Understanding the mechanics of ice sheet collapse is a crucial step in describing the potential impacts of sea level rise. In order to further that understanding, the Department of Energy (DOE) has been developing models that examine how ice sheets will respond to changing environmental conditions. This research is being conducted in collaboration with the Advanced Scientific Computing Research Office (ASCR), which is working to bridge the gap between computing experts and earth systems experts.
One such model is the Berkeley Ice Sheet Initiative for Climate Extremes – or “BISICLES” – which uses adaptive mesh refinement (AMR) to enable fully resolved modeling of the marine ice-sheet dynamics found in Antarctica and Greenland. AMR focuses high-resolution meshes in areas where rapid change is expected and accurate solutions are necessary. In other areas, it applies a coarser resolution, allowing for greater efficiency.

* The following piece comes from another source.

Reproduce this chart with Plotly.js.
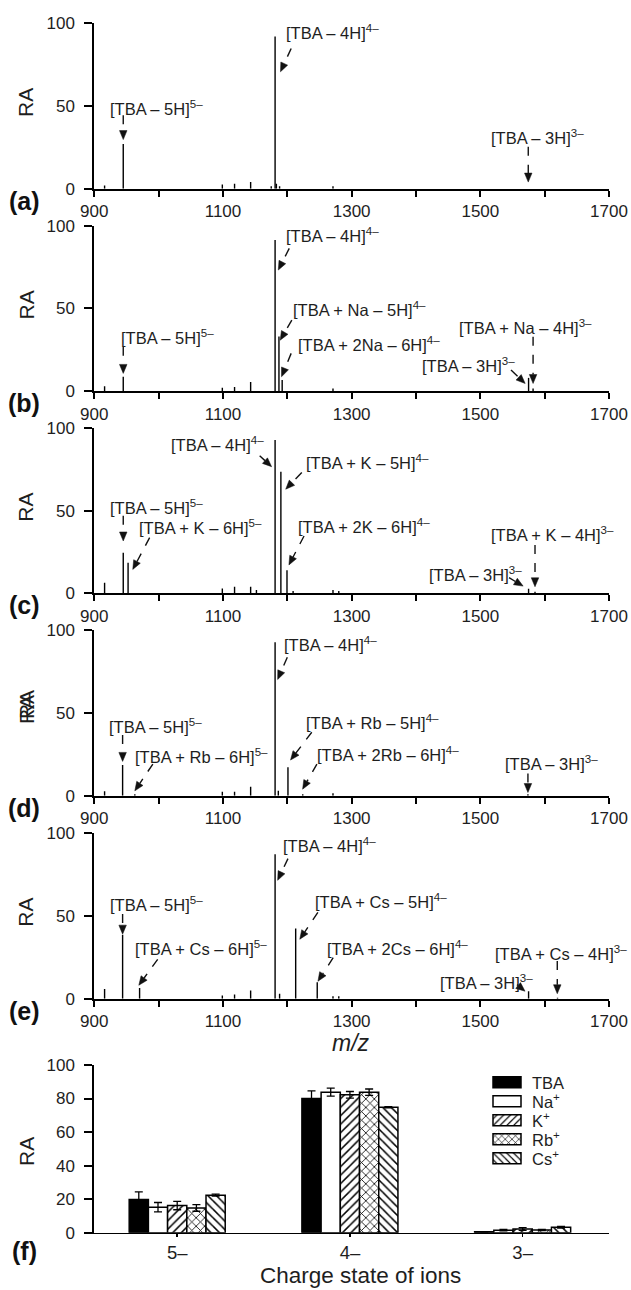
<!DOCTYPE html>
<html>
<head>
<meta charset="utf-8">
<script src="https://cdn.plot.ly/plotly-3.0.1.min.js"></script>
<style>html,body{margin:0;padding:0;background:#fff;}#chart{width:631px;height:1290px;}</style>
</head>
<body>
<div id="chart"></div>
<script>
// ---------- DATA ----------
// Mass spectra (m/z of sticks and relative abundance RA)
const mzA = [916, 945, 1099, 1118, 1143, 1175, 1181, 1183, 1188, 1271];
const raA = [2, 27, 2.5, 3, 4, 1.5, 92, 3, 1.5, 1.5];

const mzB = [916, 945, 1099, 1118, 1143, 1181, 1187, 1192, 1271, 1575, 1582];
const raB = [3, 8.7, 2, 2.5, 5.5, 91.3, 33, 6.7, 1.5, 8, 1.5];

const mzC = [916, 945, 952.5, 1099, 1118, 1143, 1152, 1181, 1190, 1199.5, 1209, 1271, 1280, 1575, 1585];
const raC = [6.5, 24.6, 18.6, 3, 4, 4, 2, 92.7, 73.5, 14, 1.5, 2, 1.5, 2.8, 1];

const mzD = [916, 944, 963, 1099, 1118, 1143, 1181, 1186, 1201, 1224, 1271, 1574];
const raD = [2.8, 18.6, 1, 2.5, 2.5, 5.5, 92.9, 3, 17.2, 1, 1.5, 1];

const mzE = [916, 944, 970.4, 1099, 1118, 1143, 1181, 1188, 1213, 1246.5, 1271, 1280, 1575, 1620];
const raE = [5.9, 38.5, 6.5, 2, 2.5, 4.9, 87, 3, 42.3, 9.9, 1.5, 1.5, 4.5, 0.5];

const mzTickVals = [900, 1100, 1300, 1500, 1700];
const mzMinorTickVals = [1000, 1200, 1400, 1600];
const raTickVals = [0, 50, 100];

// Bar chart (f)
const chargeStates = ['5–', '4–', '3–'];
const seriesNames = ['TBA', 'Na<sup>+</sup>', 'K<sup>+</sup>', 'Rb<sup>+</sup>', 'Cs<sup>+</sup>'];
const raTBA = [19.8, 80.0, 0.5];
const errTBA = [4.6, 4.6, 0.2];
const raNa = [15.2, 83.8, 1.5];
const errNa = [2.8, 2.4, 0.4];
const raK = [16.2, 82.2, 2.2];
const errK = [2.5, 2.0, 0.8];
const raRb = [14.8, 83.8, 1.6];
const errRb = [2.0, 1.9, 0.4];
const raCs = [22.4, 74.8, 3.2];
const errCs = [0.6, 0.3, 0.5];
const fTickVals = [0, 20, 40, 60, 80, 100];

// Peak labels (text, label left x, label y, arrow tail x,y, arrow tip x,y) in data units
const labelsA = [
  ['[TBA – 5H]<sup>5–</sup>', 921, 49, 945, 44.4, 945, 29.7],
  ['[TBA – 4H]<sup>4–</sup>', 1195.6, 95, 1206, 84.8, 1189.4, 70.7],
  ['[TBA – 3H]<sup>3–</sup>', 1513, 31.3, 1574.5, 25.3, 1574.5, 4]
];
const labelsB = [
  ['[TBA – 5H]<sup>5–</sup>', 939, 32.5, 945, 26.8, 945, 10.7],
  ['[TBA – 4H]<sup>4–</sup>', 1194.4, 94.4, 1203, 86.3, 1186, 73.2],
  ['[TBA + Na – 5H]<sup>4–</sup>', 1205, 49.6, 1207, 42.9, 1188.9, 30.8],
  ['[TBA + 2Na – 6H]<sup>4–</sup>', 1213, 28.4, 1206, 22.8, 1191, 8.7],
  ['[TBA – 3H]<sup>3–</sup>', 1407, 15.7, 1547.7, 12.7, 1569.7, 4.6],
  ['[TBA + Na – 4H]<sup>3–</sup>', 1463, 38.9, 1582, 32.9, 1582, 4.6]
];
const labelsC = [
  ['[TBA – 4H]<sup>4–</sup>', 1016, 90.3, 1157, 83.2, 1175.6, 76.6],
  ['[TBA + K – 5H]<sup>4–</sup>', 1225.6, 79.2, 1222.5, 73.1, 1197.5, 63],
  ['[TBA – 5H]<sup>5–</sup>', 921, 52.3, 945, 46.9, 945, 31.7],
  ['[TBA + K – 6H]<sup>5–</sup>', 966, 40.2, 986, 33.7, 959.8, 14.5],
  ['[TBA + 2K – 6H]<sup>4–</sup>', 1213, 40.8, 1226, 34.7, 1202.5, 17.2],
  ['[TBA – 3H]<sup>3–</sup>', 1416.5, 11.5, 1544.6, 9.5, 1566.5, 4.4],
  ['[TBA + K – 4H]<sup>3–</sup>', 1513.4, 35.8, 1585, 29.3, 1585, 4]
];
const labelsD = [
  ['[TBA – 4H]<sup>4–</sup>', 1191, 91.9, 1200, 83.8, 1185, 70.3],
  ['[TBA – 5H]<sup>5–</sup>', 919, 42.4, 944, 36.8, 944, 20.8],
  ['[TBA + Rb – 6H]<sup>5–</sup>', 960, 24.2, 991, 19.2, 963, 3],
  ['[TBA + Rb – 5H]<sup>4–</sup>', 1225.6, 44.4, 1238, 38.4, 1205, 21.6],
  ['[TBA + 2Rb – 6H]<sup>4–</sup>', 1243, 25.3, 1246, 19.2, 1223.8, 4],
  ['[TBA – 3H]<sup>3–</sup>', 1535, 19.8, 1574, 13.5, 1574, 2]
];
const labelsE = [
  ['[TBA – 4H]<sup>4–</sup>', 1190, 92.5, 1201, 84.4, 1185, 71.3],
  ['[TBA – 5H]<sup>5–</sup>', 921, 57.1, 944, 51, 944, 38.9],
  ['[TBA + Cs – 5H]<sup>4–</sup>', 1240, 59.1, 1247.5, 52, 1219.4, 35.8],
  ['[TBA + Cs – 6H]<sup>5–</sup>', 960, 30.8, 998.5, 23.7, 969.2, 8.1],
  ['[TBA + 2Cs – 6H]<sup>4–</sup>', 1259, 30.8, 1271.3, 24.7, 1247.6, 10.5],
  ['[TBA – 3H]<sup>3–</sup>', 1434, 10.1, 1557, 8.5, 1569.5, 4.5],
  ['[TBA + Cs – 4H]<sup>3–</sup>', 1519.7, 27.7, 1619.6, 22.7, 1619.6, 3]
];

// ---------- LAYOUT ----------
const W = 631, H = 1290;
const FONT = 'Liberation Sans, Arial, Helvetica, sans-serif';
const TXT = '#1e1e1e';
const py = p => 1 - p / H;
const xDom = [94.3 / W, 609 / W];
const panelPx = [[23.3, 188.7], [225.7, 391.1], [428, 593.4], [630.4, 795.8], [832.7, 998.7]];
const fPx = [1065, 1232.7];

const spectra = [[mzA, raA], [mzB, raB], [mzC, raC], [mzD, raD], [mzE, raE]];
const labelSets = [labelsA, labelsB, labelsC, labelsD, labelsE];

const traces = [];
const layout = {
  width: W, height: H,
  margin: {l: 0, r: 0, t: 0, b: 0},
  paper_bgcolor: '#fff', plot_bgcolor: 'rgba(0,0,0,0)',
  font: {family: FONT, color: TXT, size: 17},
  showlegend: true,
  barmode: 'group', bargap: 0.444, bargroupgap: 0,
  legend: {x: 492 / W, y: py(1065), xanchor: 'left', yanchor: 'top',
           font: {size: 16.5, family: FONT, color: TXT}, bgcolor: 'rgba(0,0,0,0)',
           tracegroupgap: 0, itemwidth: 30},
  annotations: [], shapes: []
};

const HEAD_L = 9, HEAD_W = 7.5;

spectra.forEach((s, i) => {
  const n = i + 1;
  const sx = n === 1 ? '' : String(n);
  const xs = [], ys = [];
  s[0].forEach((m, k) => { xs.push(m, m, null); ys.push(0, s[1][k], null); });
  traces.push({x: xs, y: ys, type: 'scatter', mode: 'lines',
    line: {color: '#000', width: 1.4}, xaxis: 'x' + sx, yaxis: 'y' + sx,
    showlegend: false, hoverinfo: 'skip', cliponaxis: false});
  const dom = [py(panelPx[i][1]), py(panelPx[i][0])];
  layout['xaxis' + sx] = {domain: xDom, anchor: 'y' + sx, range: [900, 1700], fixedrange: true,
    showline: true, linecolor: '#000', linewidth: 2, showgrid: false, zeroline: false,
    ticks: 'outside', ticklen: 6, tickwidth: 2, tickcolor: '#000',
    tickmode: 'array', tickvals: mzTickVals,
    minor: {tickmode: 'array', tickvals: mzMinorTickVals, ticks: 'outside', ticklen: 6, tickwidth: 2, tickcolor: '#000', showgrid: false},
    tickfont: {size: 17, color: TXT}};
  layout['yaxis' + sx] = {domain: dom, anchor: 'x' + sx, range: [0, 100], fixedrange: true,
    showline: true, linecolor: '#000', linewidth: 2, showgrid: false, zeroline: false,
    ticks: 'outside', ticklen: 8, tickwidth: 2, tickcolor: '#000',
    tickmode: 'array', tickvals: raTickVals, ticklabelstandoff: 6,
    tickfont: {size: 17, color: TXT}};
  // RA title
  const midY = (panelPx[i][0] + panelPx[i][1]) / 2 - 3;
  layout.annotations.push({xref: 'paper', yref: 'paper', x: 26 / W, y: py(midY),
    text: 'RA', showarrow: false, textangle: -90, font: {size: 21, color: TXT},
    xanchor: 'center', yanchor: 'middle'});
  if (i === 3) {
    layout.annotations.push({xref: 'paper', yref: 'paper', x: 26 / W, y: py(midY - 5),
      text: 'RA', showarrow: false, textangle: -90, font: {size: 21, color: TXT},
      xanchor: 'center', yanchor: 'middle'});
  }
  // panel letter
  layout.annotations.push({xref: 'paper', yref: 'paper', x: 24 / W, y: py(panelPx[i][1] + 12),
    text: '<b>(' + 'abcde'[i] + ')</b>', showarrow: false, font: {size: 25, color: '#111'},
    xanchor: 'center', yanchor: 'middle'});
  // peak labels + dashed arrows with solid heads
  const pxPerX = (xDom[1] - xDom[0]) * W / 800;
  const pxPerY = (panelPx[i][1] - panelPx[i][0]) / 100;
  labelSets[i].forEach(L => {
    const [txt, lx, ly, tx, ty, hx, hy] = L;
    layout.annotations.push({xref: 'x' + sx, yref: 'y' + sx, x: lx, y: ly, text: txt,
      showarrow: false, xanchor: 'left', yanchor: 'middle', font: {size: 16.5, color: TXT}});
    const dxp = (tx - hx) * pxPerX, dyp = (ty - hy) * pxPerY; // pixel units, y up
    const len = Math.hypot(dxp, dyp) || 1;
    const ux = dxp / len, uy = dyp / len;
    const bx = ux * HEAD_L, by = uy * HEAD_L;
    const pxp = -uy * HEAD_W / 2, pyp = ux * HEAD_W / 2;
    const sEndX = hx + bx / pxPerX, sEndY = hy + by / pxPerY;
    layout.shapes.push({type: 'line', xref: 'x' + sx, yref: 'y' + sx, x0: tx, y0: ty, x1: sEndX, y1: sEndY,
      line: {color: '#111', width: 1.4, dash: 'dash'}});
    layout.shapes.push({type: 'path', xref: 'x' + sx, yref: 'y' + sx,
      xsizemode: 'pixel', ysizemode: 'pixel', xanchor: hx, yanchor: hy,
      path: `M0,0 L${(bx + pxp).toFixed(2)},${(by + pyp).toFixed(2)} L${(bx - pxp).toFixed(2)},${(by - pyp).toFixed(2)} Z`,
      fillcolor: '#111', line: {color: '#111', width: 0.5}});
  });
});

// m/z title
layout.annotations.push({xref: 'paper', yref: 'paper', x: 351 / W, y: py(1043),
  text: '<i>m/z</i>', showarrow: false, font: {size: 23, color: TXT}, xanchor: 'center', yanchor: 'middle'});

// ---------- Bar chart (f) ----------
const barVals = [raTBA, raNa, raK, raRb, raCs];
const barErr = [errTBA, errNa, errK, errRb, errCs];
const fills = ['#000', '#fff', '#fff', '#fff', '#fff'];
const pats = ['', '', '/', 'x', '\\'];
barVals.forEach((v, k) => {
  const mk = {color: fills[k], line: {color: '#000', width: 1.5}};
  if (pats[k]) mk.pattern = {shape: pats[k], fgcolor: '#000', bgcolor: '#fff', size: 6, solidity: 0.25};
  traces.push({type: 'bar', name: seriesNames[k], x: chargeStates, y: v,
    error_y: {type: 'data', array: barErr[k], visible: true, color: '#000', thickness: 1.3, width: 4},
    marker: mk, xaxis: 'x6', yaxis: 'y6', hoverinfo: 'skip'});
});
layout.xaxis6 = {domain: xDom, anchor: 'y6', type: 'category', range: [-0.48, 2.5], fixedrange: true,
  showline: true, linecolor: '#000', linewidth: 1.5, showgrid: false, zeroline: false,
  ticks: 'outside', ticklen: 3, tickwidth: 1.5, tickcolor: '#000', tickfont: {size: 18.5, color: TXT}};
layout.yaxis6 = {domain: [py(fPx[1]), py(fPx[0])], anchor: 'x6', range: [0, 100], fixedrange: true,
  showline: true, linecolor: '#000', linewidth: 2, showgrid: false, zeroline: false,
  ticks: 'outside', ticklen: 8, tickwidth: 2, tickcolor: '#000',
  tickmode: 'array', tickvals: fTickVals, ticklabelstandoff: 6,
  tickfont: {size: 17, color: TXT}};
layout.annotations.push({xref: 'paper', yref: 'paper', x: 26 / W, y: py(1152),
  text: 'RA', showarrow: false, textangle: -90, font: {size: 21, color: TXT}, xanchor: 'center', yanchor: 'middle'});
layout.annotations.push({xref: 'paper', yref: 'paper', x: 24 / W, y: py(1251),
  text: '<b>(f)</b>', showarrow: false, font: {size: 25, color: '#111'}, xanchor: 'center', yanchor: 'middle'});
layout.annotations.push({xref: 'paper', yref: 'paper', x: 360 / W, y: py(1275),
  text: 'Charge state of ions', showarrow: false, font: {size: 22.5, color: TXT}, xanchor: 'center', yanchor: 'middle'});

Plotly.newPlot('chart', traces, layout, {displayModeBar: false, staticPlot: true}).then(gd => {
  // wider legend swatches and tighter rows, as in the reference
  const items = gd.querySelectorAll('.legend .traces');
  let y0 = null;
  items.forEach((it, i) => {
    const m = /translate\(\s*([-\d.]+)[ ,]+([-\d.]+)\s*\)/.exec(it.getAttribute('transform') || '');
    if (m) {
      const x = parseFloat(m[1]);
      if (y0 === null) y0 = parseFloat(m[2]);
      it.setAttribute('transform', `translate(${x},${y0 + i * 19})`);
    }
    it.querySelectorAll('.legendpoints path').forEach(p => p.setAttribute('d', 'M9,5.5H-19V-5.5H9Z'));
  });
});
</script>
</body>
</html>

In the BISICLES experiment pictured below, we can see the Antarctic ice sheet completely collapsing over the course of five hundred years.
In this second video, we can see how the AMR model evolves throughout the simulation.
Both visualizations were produced by Dan Martin, Ph.D., Lawrence Berkeley National Laboratory and generated as part of the paper “Millennial-Scale Vulnerability of the Antarctic Ice Sheet to Regional Ice Shelf Collapse.”
In the future, researchers aim to integrate the ice sheet model into the DOE’s Energy Exascale Earth System Modeling (E3SM).